Ce n’est pas la foi du ministre (foi possédée ou foi manifestée) qui influe sur la validité d’un rite sacramentel ; c’est la foi de l’Église, qui, immanente au rite, rend celui-ci instrument de Jésus-Christ et en procure donc l’efficacité (la validité). Un sacrement est la foi de l’Église en acte ; à travers le rite catholique, elle spécifie l’intention du ministre qui doit « vouloir faire ce que fait l’Église ». Lisez saint Thomas d’Aquin : « L’efficacité – ou vertu – des sacrements, provient de trois choses : de l’institution divine qui est son principal agent ; de la passion du Christ qui est sa première cause méritoire ; de la foi de l’Église qui met l’instrument en continuité avec l’agent principal » (IV  Sent. d. I q. I a. 4 sol. 3).

Même si le ministre n’a pas la foi (parce qu’il est formellement hérétique), mais qu’il utilise le rite catholique qui contient et exprime la foi de l’Église, le sacrement qu’il donne est parfaitement valide. L’intention du ministre est spécifiée par « faire ce que veut faire l’Église » parce qu’effectivement il le fait, et il le fait sérieusement. Ce que fait l’Église, c’est le rite sacramentel catholique, c’est la mise en œuvre sa foi qui est « coulée » dans le rite catholique.

Recourir au rite de l’Église est un acte de foi, spécifié par la foi de l’Église catholique. Vous demandez que l’évêque professe la foi ?… mais il le fait en acte, en efficacité de grâce. Cette Confirmation est une grande grâce pour soi, un bien irremplaçable pour l’Église, et une grande charité pour l’évêque. Faire 15 000 km pour aller recevoir catholiquement le sacrement de Confirmation est un témoignage de foi, autrement réel que de s’efforcer de paraître un dur de chez dur !

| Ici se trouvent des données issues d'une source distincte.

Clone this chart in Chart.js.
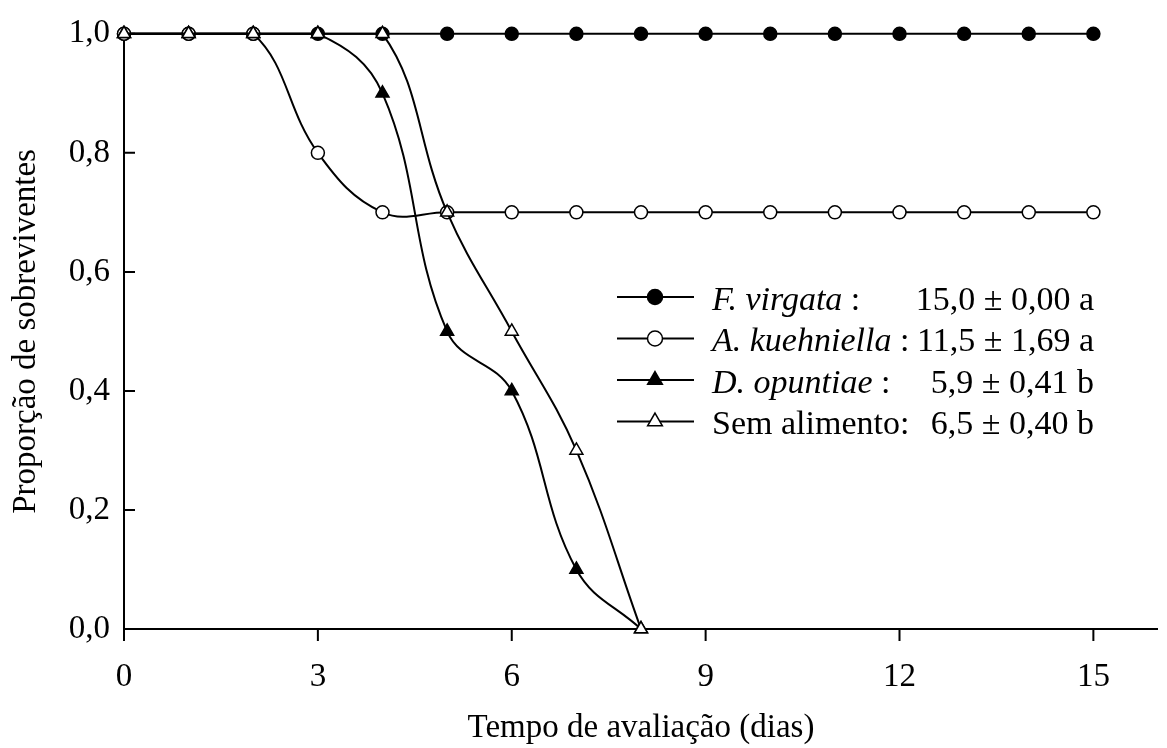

Ce recours ne résout pas le problème dans son ensemble : la solution n’appartient qu’à Dieu, c’est lui qui promet l’indéfectibilité de son Église, c’est-à-dire son identité et son apostolicité jusqu’au retour de Jésus-Christ. Mais il fait persévérer dans l’Église, dans sa doctrine, dans son esprit et dans sa charité : c’est tout ce qui importe.


La grande absente

Dans les soubresauts qui ont secoué le petit monde tradi (accord ? ou pas accord ?), dans les controverses qui ont suivi l’exposé des motifs qui m’ont fait encourager d’aller recevoir le sacrement de Confirmation auprès d’un évêque anté-conciliaire, je suis surpris et peiné de constater chaque fois l’absence de toute référence à la doctrine catholique telle qu’elle est enseignée par le Magistère de l’Église (le sentiment, l’imagination ou de vagues réminiscences la remplaçant), ce qui fait qu’on est généralement plus sensible à la sonorité des mots qu’à la nature des choses. Et si quelqu’un apporte quelque référence au Magistère, quelque exemple de la pratique de l’Église et des saints, cela paraît presque incongru et n’a guère d’efficacité : ce n’est qu’une voix qui crie dans le désert, tant l’attache au sentiment propre est forte et irrationnelle.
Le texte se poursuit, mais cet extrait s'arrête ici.